Skip the pictures. Copy all the rest of the records down exactly.

# Plotting code records:

--- begin ---

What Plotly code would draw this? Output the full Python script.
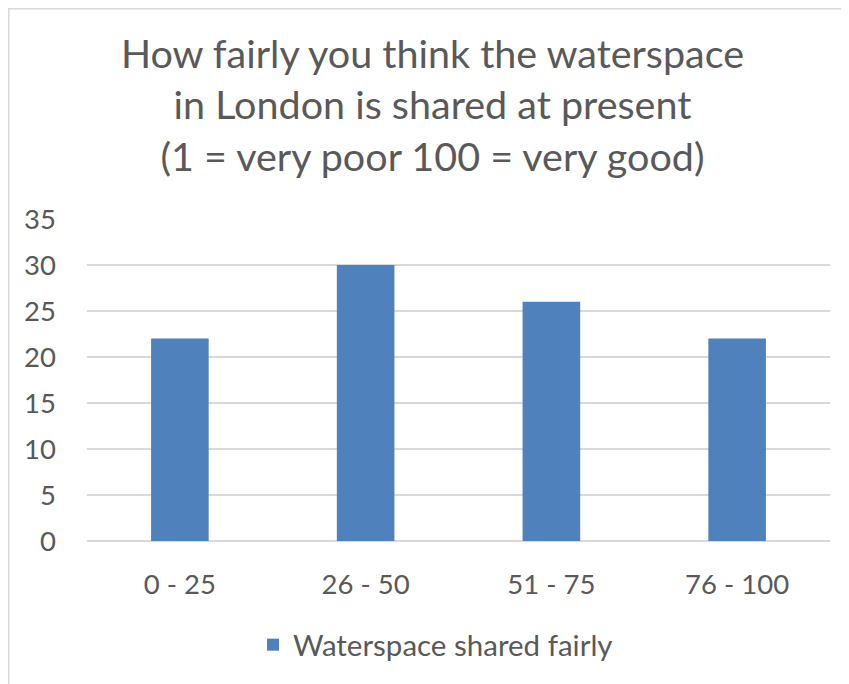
import plotly.graph_objects as go

categories = ["0 - 25", "26 - 50", "51 - 75", "76 - 100"]
values = [22, 30, 26, 22]
series_name = "Waterspace shared fairly"
title_lines = ["How fairly you think the waterspace",
               "in London is shared at present",
               "(1 = very poor 100 = very good)"]

W, H = 849, 684
OFF = 8  # page body margin
L, T = 87 - OFF, 219 - OFF
B = H + OFF - 541
R = W + OFF - 830
pw, ph = W - L - R, H - T - B

fig = go.Figure(go.Bar(x=categories, y=values, name=series_name,
                       marker=dict(color="#4F81BD", line=dict(width=0)),
                       showlegend=True))

font = "Lato, Carlito, Calibri, 'Liberation Sans', sans-serif"
fig.update_layout(
    width=W, height=H,
    margin=dict(l=L, r=R, t=T, b=B),
    paper_bgcolor="white", plot_bgcolor="white",
    font=dict(family=font, color="#595959", size=27),
    title=dict(text="<br>".join(title_lines), x=0.5, xanchor="center",
               y=1 - 60 / H, yanchor="top", yref="container",
               font=dict(size=39.5, color="#595959", family=font)),
    bargap=0.69,
    xaxis=dict(showgrid=False, showline=False, zeroline=False, ticks="",
               ticklabelstandoff=24,
               tickfont=dict(size=27.5, color="#595959")),
    yaxis=dict(range=[0, 35], dtick=5, showgrid=True, gridcolor="#D9D9D9",
               gridwidth=1.5, zeroline=True, zerolinecolor="#D9D9D9",
               zerolinewidth=1.5, showline=False, ticks="",
               ticklabelstandoff=30,
               tickfont=dict(size=27.5, color="#595959")),
    legend=dict(orientation="h", x=0.5 - 23 / pw, xanchor="center",
                y=(0 - 104) / ph, yanchor="middle",
                font=dict(size=29.5, color="#595959")),
    shapes=[dict(type="rect", xref="paper", yref="paper",
                 x0=(0.75 - L) / pw, x1=(W + 20 - L) / pw,
                 y0=-(H + 20 - T - ph) / ph, y1=(T + ph - 0.75) / ph,
                 line=dict(color="#D9D9D9", width=1.5), layer="below")],
)

fig.write_html("out.html")
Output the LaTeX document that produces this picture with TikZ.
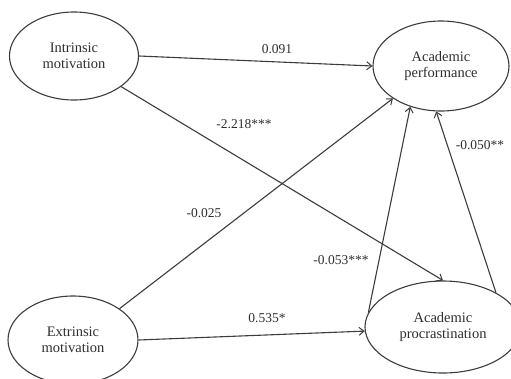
\documentclass[tikz,border=0pt]{standalone}
\usepackage{fontspec}
\setmainfont{Liberation Serif}
\usetikzlibrary{shapes.geometric,arrows.meta}
\definecolor{linec}{HTML}{3C3C3C}
\definecolor{textc}{HTML}{2E2E2E}
\tikzset{
  var/.style={draw=linec, line width=1.1pt, ellipse, inner sep=0pt, align=center,
    text=textc, font=\fontsize{14.5}{16.5}\selectfont},
  path/.style={draw=linec, line width=1.1pt, -{Straight Barb[length=5pt,width=8pt,line width=1pt]}},
  lab/.style={text=textc, font=\fontsize{13.5}{15}\selectfont, inner sep=0pt}
}
\begin{document}
\begin{tikzpicture}[x=1pt,y=-1pt]
\useasboundingbox (0,0) rectangle (511,378);
\node[var, minimum width=129pt, minimum height=88pt] (I) at (74,56) {Intrinsic\\motivation};
\node[var, minimum width=130pt, minimum height=88pt] (E) at (73,340) {Extrinsic\\motivation};
\node[var, minimum width=136pt, minimum height=90pt] (P) at (441,66) {Academic\\performance};
\node[var, minimum width=156pt, minimum height=92pt] (R) at (443,327) {Academic\\procrastination};

\draw[path] (I.east) -- (P.west);
\draw[path] (I.-33) -- (R.north);
\draw[path] (E.34) -- (P.-146);
\draw[path] (E.east) -- (R.183);
\draw[path] (R.169) -- (P.-127);
\draw[path] (R.33.7) -- (P.-96);

\node[lab] (l1) at (277,49) {0.091};
\node[lab] (l2) at (244,124) {-2.218***};
\node[lab] (l3) at (204,213) {-0.025};
\node[lab] (l4) at (267,318) {0.535*};
\node[lab] (l5) at (341,260) {-0.053***};
\node[lab] (l6) at (480,145) {-0.050**};
\end{tikzpicture}
\end{document}
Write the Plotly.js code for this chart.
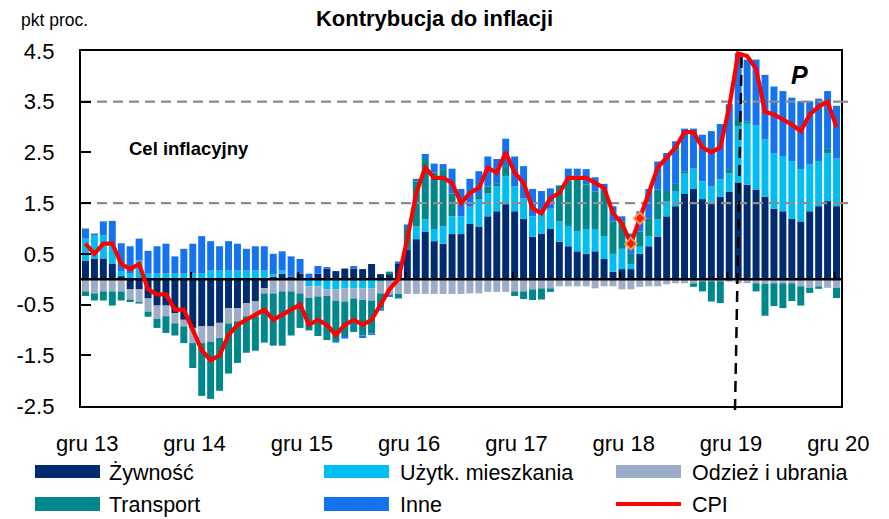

--- end ---

# RESULT OF THE TASK:
What Plotly code would draw this? Output the full Python script.
import plotly.graph_objects as go

categories = ["0 - 25", "26 - 50", "51 - 75", "76 - 100"]
values = [22, 30, 26, 22]
series_name = "Waterspace shared fairly"
title_lines = ["How fairly you think the waterspace",
               "in London is shared at present",
               "(1 = very poor 100 = very good)"]

W, H = 849, 684
OFF = 8  # page body margin
L, T = 87 - OFF, 219 - OFF
B = H + OFF - 541
R = W + OFF - 830
pw, ph = W - L - R, H - T - B

fig = go.Figure(go.Bar(x=categories, y=values, name=series_name,
                       marker=dict(color="#4F81BD", line=dict(width=0)),
                       showlegend=True))

font = "Lato, Carlito, Calibri, 'Liberation Sans', sans-serif"
fig.update_layout(
    width=W, height=H,
    margin=dict(l=L, r=R, t=T, b=B),
    paper_bgcolor="white", plot_bgcolor="white",
    font=dict(family=font, color="#595959", size=27),
    title=dict(text="<br>".join(title_lines), x=0.5, xanchor="center",
               y=1 - 60 / H, yanchor="top", yref="container",
               font=dict(size=39.5, color="#595959", family=font)),
    bargap=0.69,
    xaxis=dict(showgrid=False, showline=False, zeroline=False, ticks="",
               ticklabelstandoff=24,
               tickfont=dict(size=27.5, color="#595959")),
    yaxis=dict(range=[0, 35], dtick=5, showgrid=True, gridcolor="#D9D9D9",
               gridwidth=1.5, zeroline=True, zerolinecolor="#D9D9D9",
               zerolinewidth=1.5, showline=False, ticks="",
               ticklabelstandoff=30,
               tickfont=dict(size=27.5, color="#595959")),
    legend=dict(orientation="h", x=0.5 - 23 / pw, xanchor="center",
                y=(0 - 104) / ph, yanchor="middle",
                font=dict(size=29.5, color="#595959")),
    shapes=[dict(type="rect", xref="paper", yref="paper",
                 x0=(0.75 - L) / pw, x1=(W + 20 - L) / pw,
                 y0=-(H + 20 - T - ph) / ph, y1=(T + ph - 0.75) / ph,
                 line=dict(color="#D9D9D9", width=1.5), layer="below")],
)

fig.write_html("out.html")
Output the LaTeX document that produces this picture with TikZ.
\documentclass[tikz,border=0pt]{standalone}
\usepackage{fontspec}
\setmainfont{Liberation Serif}
\usetikzlibrary{shapes.geometric,arrows.meta}
\definecolor{linec}{HTML}{3C3C3C}
\definecolor{textc}{HTML}{2E2E2E}
\tikzset{
  var/.style={draw=linec, line width=1.1pt, ellipse, inner sep=0pt, align=center,
    text=textc, font=\fontsize{14.5}{16.5}\selectfont},
  path/.style={draw=linec, line width=1.1pt, -{Straight Barb[length=5pt,width=8pt,line width=1pt]}},
  lab/.style={text=textc, font=\fontsize{13.5}{15}\selectfont, inner sep=0pt}
}
\begin{document}
\begin{tikzpicture}[x=1pt,y=-1pt]
\useasboundingbox (0,0) rectangle (511,378);
\node[var, minimum width=129pt, minimum height=88pt] (I) at (74,56) {Intrinsic\\motivation};
\node[var, minimum width=130pt, minimum height=88pt] (E) at (73,340) {Extrinsic\\motivation};
\node[var, minimum width=136pt, minimum height=90pt] (P) at (441,66) {Academic\\performance};
\node[var, minimum width=156pt, minimum height=92pt] (R) at (443,327) {Academic\\procrastination};

\draw[path] (I.east) -- (P.west);
\draw[path] (I.-33) -- (R.north);
\draw[path] (E.34) -- (P.-146);
\draw[path] (E.east) -- (R.183);
\draw[path] (R.169) -- (P.-127);
\draw[path] (R.33.7) -- (P.-96);

\node[lab] (l1) at (277,49) {0.091};
\node[lab] (l2) at (244,124) {-2.218***};
\node[lab] (l3) at (204,213) {-0.025};
\node[lab] (l4) at (267,318) {0.535*};
\node[lab] (l5) at (341,260) {-0.053***};
\node[lab] (l6) at (480,145) {-0.050**};
\end{tikzpicture}
\end{document}
Write the Plotly.js code for this chart.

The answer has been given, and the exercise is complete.